Alex Teach on the beatalex teach on the beat
Before I begin, please allow me to establish my lack of credibility. What I’ll be writing about is a disagreement with another columnist, but saying that implies I am on remotely similar level to this man, which I’m not. Whatever I am, it’s not a columnist; I am a grammatically and morally offensive entity and a stark amateur in the world well stocked with literary professionals. David Cook, on the other hand, is the real thing.
With that said, I would like to display the lost art of “disagreeing with someone but not going pigshit crazy with hatred from this point forward.” Consider me a Reagan-era congressman as opposed to an Obama-era one, for after this disagreement he and I will hopefully have lunch where we can poke fun at one another and then politely fight over payment of the meal, which I will of course ultimately defer to him. Because like David, I’m really a very nice guy, I just happen to have to hit people on occasion.
That established, while reading his December 17 column in the Times Free Press titled “A letter to city police,” I was pissed off to no end by the fifth paragraph.
My interpretation of being told to “own up” to what he called the “violent racism that has emerged through the badge of Chattanooga police over the years” was that I and 450 or so of my coworkers were, in fact, racists and that we should apologize for such. Something similar to the “Do you still beat your wife, yes or no?” frame of unfair questioning that fiercely frustrates people, especially when they are already frustrated (the cause of which is usually on the front page of his paper).
Being accused in this way, such a blanket statement, was bold, but I was further impressed by then being told to apologize for it. The feelings this forced me to process approached something along the lines of infuriating, so rather than wait I naturally responded immediately in writing and it turns out, I was far from the only one who took it this way. (Making us all racists, of course.)
The sensitivity here for me is two-fold: One, with rare exceptions I find myself and co-workers to be exceptionally colorblind (which of course makes us racist). We serve “all,” literally, and when that “all” happens to be black, white or magenta and committing a crime or suspected of such, we treat them accordingly. Two, being accused of such creates worlds of inconvenience and frustration because there is simply no acceptable response to it other than, “I’m sorry.”
“But I have black/Asian/Pacific Islander friends!” Nope.
“But he was stabbing someone and I had to stop him!” Nope.
“I’m sorry, you’re right.” Bing! The only acceptable answer, ever. And this applies to African American officers as well…it’s a stunning thing to see them accused of racism against other African Americans. Because of their paystub, of course.
His conversation went on to further blame the police for witnesses refusing to speak to police officers about crimes because of a lack of trust, by my interpretation. My response is that these witnesses in the numerical majority of the cases he is speaking of are criminals themselves, often shot and/or killed during the process of a criminal transaction, and when questioned by police or otherwise reluctant to come forward, the reason isn’t generally because they feel there is a divide in our relationship.
It’s because they are freaking criminals that were involved in a criminal transaction and they don’t want to go to jail.
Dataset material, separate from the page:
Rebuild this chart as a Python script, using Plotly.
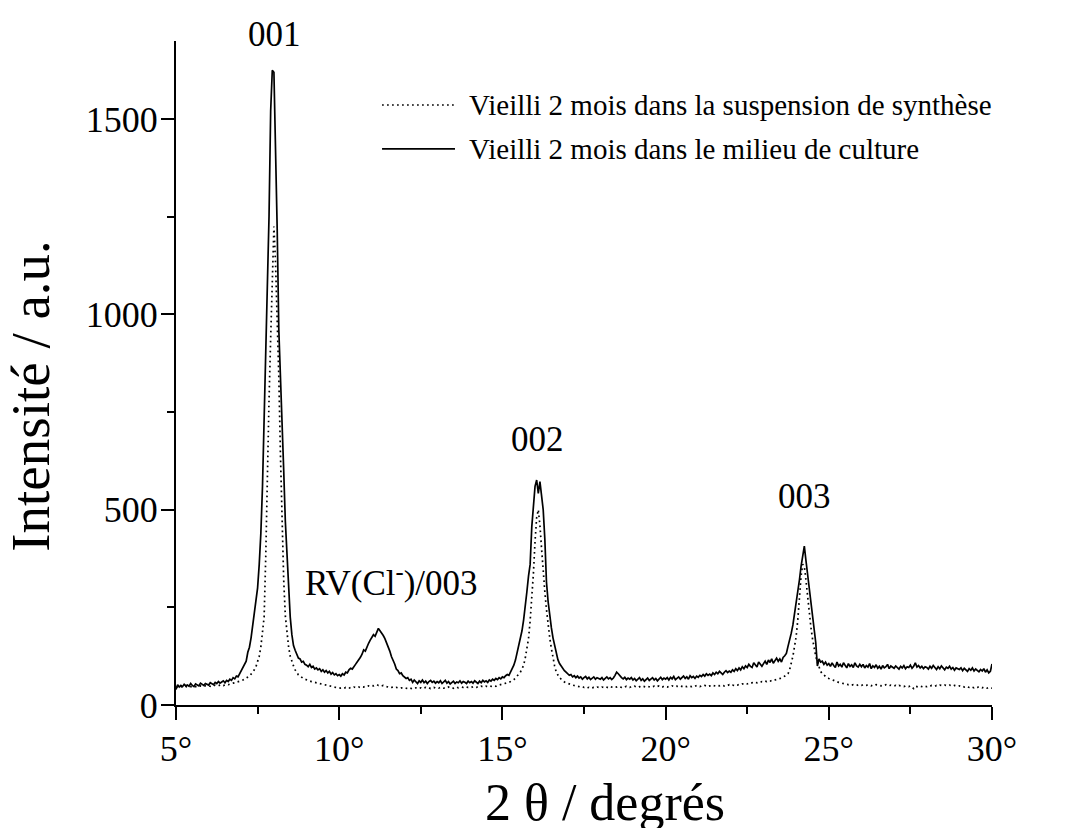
import numpy as np
import plotly.graph_objects as go

# 2-theta scan grid (degrees), step 0.05
two_theta = np.round(np.linspace(5.0, 30.0, 501), 2)

# Intensity, aged 2 months in the culture medium (solid line)
intensite_milieu = [
    40, 52, 46, 50, 47, 53, 49, 51, 48, 55, 50, 47, 54, 51, 49, 56, 52, 50, 55, 53,          # 5
    51, 57, 54, 52, 58, 55, 60, 56, 59, 62, 57, 63, 60, 66, 63, 70, 67, 74, 72, 80,          # 6
    84, 93, 100, 112, 135, 148, 172, 205, 235, 265, 300, 360, 440, 560, 730, 840, 1030, 1250, 1520, 1625,  # 7
    1620, 1450, 1220, 960, 820, 740, 600, 470, 380, 300, 225, 180, 152, 140, 130, 120, 118, 110, 112, 104,  # 8
    102, 98, 104, 96, 99, 92, 95, 90, 93, 86, 90, 84, 88, 82, 86, 79, 83, 77, 80, 75,          # 9
    78, 74, 80, 77, 84, 82, 90, 94, 92, 100, 104, 110, 115, 122, 130, 141, 138, 150, 158, 166,  # 10
    172, 180, 176, 188, 196, 190, 185, 178, 170, 160, 150, 138, 124, 115, 105, 92, 88, 80, 82, 75,  # 11
    72, 68, 70, 63, 66, 58, 64, 60, 55, 62, 58, 64, 57, 61, 55, 60, 63, 58, 61, 56,          # 12
    60, 57, 62, 55, 59, 63, 56, 60, 54, 58, 61, 55, 59, 57, 62, 56, 60, 58, 55, 61,          # 13
    57, 60, 56, 62, 58, 55, 61, 57, 63, 59, 62, 58, 64, 61, 66, 63, 68, 65, 70, 67,          # 14
    72, 70, 75, 78, 76, 84, 95, 102, 115, 135, 155, 168, 190, 218, 250, 290, 330, 360, 456, 520,  # 15
    560, 576, 542, 572, 535, 500, 425, 315, 265, 225, 198, 172, 150, 130, 116, 106, 99, 92, 88, 84,  # 16
    80, 76, 78, 72, 75, 70, 74, 69, 72, 66, 70, 73, 67, 71, 65, 69, 72, 66, 70, 68,          # 17
    66, 70, 64, 68, 72, 67, 70, 65, 69, 76, 84, 80, 74, 70, 67, 71, 65, 69, 66, 70,          # 18
    64, 68, 62, 66, 70, 63, 67, 61, 65, 69, 63, 67, 70, 64, 68, 62, 66, 71, 65, 69,          # 19
    66, 70, 64, 71, 67, 73, 65, 69, 72, 66, 70, 74, 68, 72, 66, 75, 70, 73, 68, 74,          # 20
    71, 76, 73, 78, 74, 80, 76, 79, 75, 82, 78, 84, 80, 86, 82, 78, 84, 88, 83, 87,          # 21
    84, 90, 86, 93, 88, 95, 90, 98, 93, 100, 96, 104, 99, 96, 108, 101, 97, 110, 103, 99,    # 22
    106, 112, 104, 115, 109, 118, 107, 114, 120, 112, 118, 110, 122, 126, 132, 150, 165, 184, 205, 232,  # 23
    260, 285, 320, 355, 385, 407, 370, 335, 303, 262, 228, 190, 160, 100, 118, 110, 112, 104, 110, 102,  # 24
    106, 99, 108, 101, 96, 110, 100, 104, 97, 108, 102, 95, 106, 99, 103, 96, 108, 100, 97, 104,  # 25
    98, 104, 95, 101, 97, 106, 93, 100, 96, 103, 94, 99, 92, 101, 95, 98, 104, 93, 100, 96,  # 26
    94, 100, 97, 92, 99, 95, 101, 93, 98, 96, 102, 94, 99, 108, 97, 101, 95, 99, 93, 98,     # 27
    96, 92, 99, 94, 101, 95, 91, 98, 93, 100, 96, 90, 97, 94, 99, 92, 96, 89, 95, 93,        # 28
    91, 95, 88, 94, 90, 86, 93, 89, 95, 87, 92, 88, 85, 91, 87, 93, 84, 90, 82, 86,          # 29
    105,                                                                                      # 30
]

# Intensity, aged 2 months in the synthesis suspension (dotted line)
intensite_synthese = [
    44, 46, 45, 47, 46, 45, 47, 46, 48, 47, 46, 48, 47, 46, 48, 49, 47, 48, 49, 48,          # 5
    49, 48, 50, 49, 51, 50, 49, 51, 52, 50, 52, 53, 52, 54, 55, 56, 57, 58, 60, 61,          # 6
    62, 64, 66, 68, 71, 74, 79, 84, 90, 98, 110, 125, 149, 180, 225, 380, 600, 780, 940, 1100,  # 7
    1225, 1130, 1010, 840, 640, 440, 320, 228, 180, 148, 125, 110, 100, 90, 82, 77, 74, 70, 68, 66,  # 8
    64, 63, 61, 60, 59, 58, 56, 55, 54, 53, 52, 51, 50, 49, 48, 47, 46, 46, 45, 44,          # 9
    44, 43, 44, 43, 45, 44, 43, 45, 44, 46, 45, 44, 46, 45, 47, 46, 48, 47, 49, 48,          # 10
    50, 49, 51, 52, 50, 51, 49, 50, 48, 47, 46, 47, 45, 46, 44, 45, 44, 43, 44, 43,          # 11
    44, 43, 42, 44, 43, 41, 43, 44, 42, 43, 44, 42, 43, 45, 43, 44, 42, 44, 45, 43,          # 12
    44, 43, 45, 44, 43, 45, 44, 46, 44, 45, 43, 45, 46, 44, 45, 46, 45, 47, 46, 45,          # 13
    46, 45, 47, 46, 45, 47, 46, 48, 47, 46, 48, 47, 49, 48, 47, 49, 48, 50, 51, 52,          # 14
    53, 54, 55, 57, 58, 60, 62, 65, 69, 74, 80, 84, 92, 102, 120, 145, 170, 215, 270, 337,   # 15
    420, 480, 500, 460, 400, 337, 290, 245, 205, 172, 145, 120, 100, 84, 76, 70, 66, 62, 59, 57,  # 16
    55, 54, 52, 51, 50, 49, 48, 47, 46, 47, 45, 46, 44, 45, 43, 44, 45, 44, 46, 45,          # 17
    44, 46, 45, 47, 46, 44, 47, 46, 45, 47, 46, 48, 46, 45, 47, 46, 48, 47, 45, 47,          # 18
    46, 48, 47, 45, 47, 46, 48, 47, 46, 48, 47, 45, 47, 48, 46, 47, 49, 47, 46, 48,          # 19
    47, 46, 48, 47, 49, 47, 46, 48, 47, 49, 48, 46, 48, 47, 49, 48, 47, 49, 48, 50,          # 20
    48, 47, 49, 48, 50, 48, 47, 49, 48, 50, 49, 48, 50, 49, 51, 50, 49, 51, 50, 52,          # 21
    50, 51, 50, 52, 51, 53, 52, 54, 53, 55, 54, 56, 55, 57, 56, 58, 57, 59, 58, 60,          # 22
    59, 61, 60, 62, 61, 63, 62, 64, 65, 66, 67, 69, 71, 74, 77, 80, 90, 105, 125, 150,       # 23
    175, 218, 280, 330, 360, 355, 320, 275, 232, 200, 170, 145, 125, 110, 96, 86, 80, 76, 73, 70,  # 24
    68, 66, 65, 63, 61, 60, 58, 57, 56, 55, 54, 53, 52, 53, 51, 52, 51, 50, 52, 51,          # 25
    50, 52, 51, 50, 52, 51, 49, 51, 50, 52, 51, 50, 49, 51, 50, 52, 50, 49, 51, 50,          # 26
    49, 50, 48, 50, 49, 48, 47, 49, 48, 47, 49, 44, 42, 48, 47, 46, 48, 47, 46, 48,          # 27
    47, 49, 48, 50, 49, 48, 50, 49, 51, 50, 49, 51, 50, 49, 51, 50, 48, 50, 49, 48,          # 28
    49, 47, 48, 46, 48, 47, 45, 47, 46, 44, 46, 45, 47, 45, 44, 46, 44, 43, 45, 44,          # 29
    43,                                                                                       # 30
]

series_names = [
    "Vieilli 2 mois dans la suspension de synthèse",
    "Vieilli 2 mois dans le milieu de culture",
]

# peak labels: text, 2-theta position, vertical position (paper fraction of plot height)
peak_labels = ["001", "RV(Cl<sup>-</sup>)/003", "002", "003"]
peak_label_x = [8.03, 11.61, 16.09, 24.27]
peak_label_y = [1.0105, 0.1871, 0.3991, 0.3133]

x_ticks = [5, 10, 15, 20, 25, 30]
y_ticks = [0, 500, 1000, 1500]

FONT = "Liberation Serif"

fig = go.Figure()
fig.add_trace(go.Scatter(
    x=two_theta, y=intensite_synthese, mode="lines", name=series_names[0],
    line=dict(color="black", width=1.7, dash="1.7px,3.3px"), showlegend=False,
))
fig.add_trace(go.Scatter(
    x=two_theta, y=intensite_milieu, mode="lines", name=series_names[1],
    line=dict(color="black", width=1.7), showlegend=False,
))

annotations = []
for txt, xv, yv in zip(peak_labels, peak_label_x, peak_label_y):
    annotations.append(dict(
        x=xv, y=yv, xref="x", yref="paper", text=txt, showarrow=False,
        xanchor="center", yanchor="middle",
        font=dict(family=FONT, size=35, color="black"),
    ))

# manual legend
legend_rows_y = [0.9036, 0.8374]
legend_dash = ["1.7px,3.3px", "solid"]
shapes = []
for name, ly, dash in zip(series_names, legend_rows_y, legend_dash):
    shapes.append(dict(type="line", xref="paper", yref="paper",
                       x0=0.2525, x1=0.3419, y0=ly, y1=ly,
                       line=dict(color="black", width=1.7, dash=dash)))
    annotations.append(dict(
        x=0.3566, y=ly, xref="paper", yref="paper", text=name, showarrow=False,
        xanchor="left", yanchor="middle",
        font=dict(family=FONT, size=29, color="black"),
    ))

# axis titles
annotations.append(dict(
    x=-0.1780, y=0.4654, xref="paper", yref="paper", text="Intensité / a.u.",
    showarrow=False, textangle=-90, xanchor="center", yanchor="middle",
    font=dict(family=FONT, size=55, color="black"),
))
annotations.append(dict(
    x=0.5263, y=-0.1470, xref="paper", yref="paper", text="2 θ / degrés",
    showarrow=False, xanchor="center", yanchor="middle",
    font=dict(family=FONT, size=52, color="black"),
))

# page body has an 8px margin, so the figure is 8px smaller and margins compensate
fig.update_layout(
    width=1076, height=820,
    margin=dict(l=168, r=92, t=33, b=123),
    paper_bgcolor="white", plot_bgcolor="white",
    showlegend=False,
    annotations=annotations,
    shapes=shapes,
    font=dict(family=FONT, color="black"),
)
fig.update_xaxes(
    range=[5, 30], tickvals=x_ticks, ticktext=[f"{v}°" for v in x_ticks],
    showline=True, linecolor="black", linewidth=2,
    ticks="outside", ticklen=13, tickwidth=2, tickcolor="black",
    minor=dict(dtick=2.5, tick0=5, ticks="outside", ticklen=7, tickwidth=2, tickcolor="black"),
    showgrid=False, zeroline=False,
    tickfont=dict(family=FONT, size=36, color="black"),
    ticklabelstandoff=-2,
)
fig.update_yaxes(
    range=[0, 1700], tickvals=y_ticks,
    showline=True, linecolor="black", linewidth=2,
    ticks="outside", ticklen=13, tickwidth=2, tickcolor="black",
    minor=dict(dtick=250, tick0=0, ticks="outside", ticklen=7, tickwidth=2, tickcolor="black"),
    showgrid=False, zeroline=False,
    tickfont=dict(family=FONT, size=36, color="black"),
    ticklabelstandoff=-4,
)

fig.write_html("out.html")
Two confirmed gang-member drug dealers shooting at one another are not prone to talk to police because they are confirmed gang-member drug dealers, not because they have trust issues with a history of racial prejudice as determined by white people and fact-selective “social justice” advocates…but because they are diametrically freaking opposed to dealing with cops.
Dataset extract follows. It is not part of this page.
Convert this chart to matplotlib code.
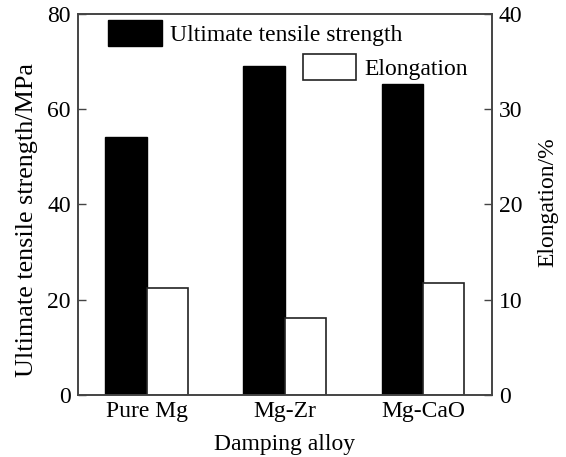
import matplotlib
matplotlib.use("Agg")
import matplotlib.pyplot as plt
import numpy as np

alloys = ["Pure Mg", "Mg-Zr", "Mg-CaO"]
uts = [54.2, 69.1, 65.3]
elongation = [11.2, 8.1, 11.8]

plt.rcParams["font.family"] = ["Liberation Serif", "DejaVu Serif"]
plt.rcParams["font.size"] = 17

fig = plt.figure(figsize=(5.66, 4.57), dpi=100)
ax = fig.add_axes([0.1373, 0.1357, 0.7320, 0.8337])
ax2 = ax.twinx()

x = np.arange(len(alloys))
w = 0.30
b1 = ax.bar(x - w / 2, uts, width=w, color="black", edgecolor="black", linewidth=1)
b2 = ax2.bar(x + w / 2, elongation, width=w, color="white", edgecolor="#222222", linewidth=1.2)

ax.set_xlim(-0.5, 2.5)
ax.set_ylim(0, 80)
ax2.set_ylim(0, 40)
ax.set_yticks([0, 20, 40, 60, 80])
ax2.set_yticks([0, 10, 20, 30, 40])
ax.set_xticks(x)
ax.set_xticklabels(alloys)
ax.tick_params(axis="x", length=0, pad=4)
ax.tick_params(axis="y", direction="in", length=6, width=1, pad=5, color="#444444")
ax2.tick_params(axis="y", direction="in", length=6, width=1, pad=5, color="#444444")

for a in (ax, ax2):
    for s in a.spines.values():
        s.set_color("#444444")
        s.set_linewidth(1.2)

ax.set_xlabel("Damping alloy", labelpad=9)
ax.set_ylabel("Ultimate tensile strength/MPa", fontsize=18.8)
ax2.set_ylabel("Elongation/%", rotation=90)
ax.yaxis.set_label_coords(-0.097, 0.46)
ax2.yaxis.set_label_coords(1.109, 0.505)

leg1 = ax.legend([b1], ["Ultimate tensile strength"], loc="upper left",
                 bbox_to_anchor=(0.062, 0.997), frameon=False, handlelength=2.27,
                 handleheight=1.35, handletextpad=0.34, borderpad=0.2, borderaxespad=0)
leg2 = ax2.legend([b2], ["Elongation"], loc="upper left",
                  bbox_to_anchor=(0.532, 0.908), frameon=False, handlelength=2.27,
                  handleheight=1.35, handletextpad=0.34, borderpad=0.2, borderaxespad=0)

fig.savefig("out.png", dpi=100)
Then? I reached the twenty-second paragraph of his column, and here is where I will concede to having my annoyance (anger) cloud my judgment, because he was right: If there is to be an apology made, the burden is on the one that holds the power, and that’s us. It’s not about right and wrong necessarily, but rather about where to start, and the little guy isn’t the place.
I (and apparently several others) took what Mr. Cook said as stating we should apologize by making an admission of guilt. That’s what infuriated me. What I now believe he was saying was straight out of another book, that we should not apologize out of guilt, but rather to admit what we’ve done hasn’t fixed the problem, and that while our intentions were good, bad things have happened, and harm has been done.
But that you’ve let us down too, and if you’ll meet us in the middle, we’re ready to try something else. We want to know what you think, and whether you’ll put the past aside and work with us.
Not an apology to admit guilt (as both sides have seized upon), but an apology to clean the slate and try something new. Experience makes me cynical on occasion, but being a “believer” does give me hope.
I get it, Mr. Cook. Let’s have another lunch and talk this over…although I’ll never admit to taking this wrong.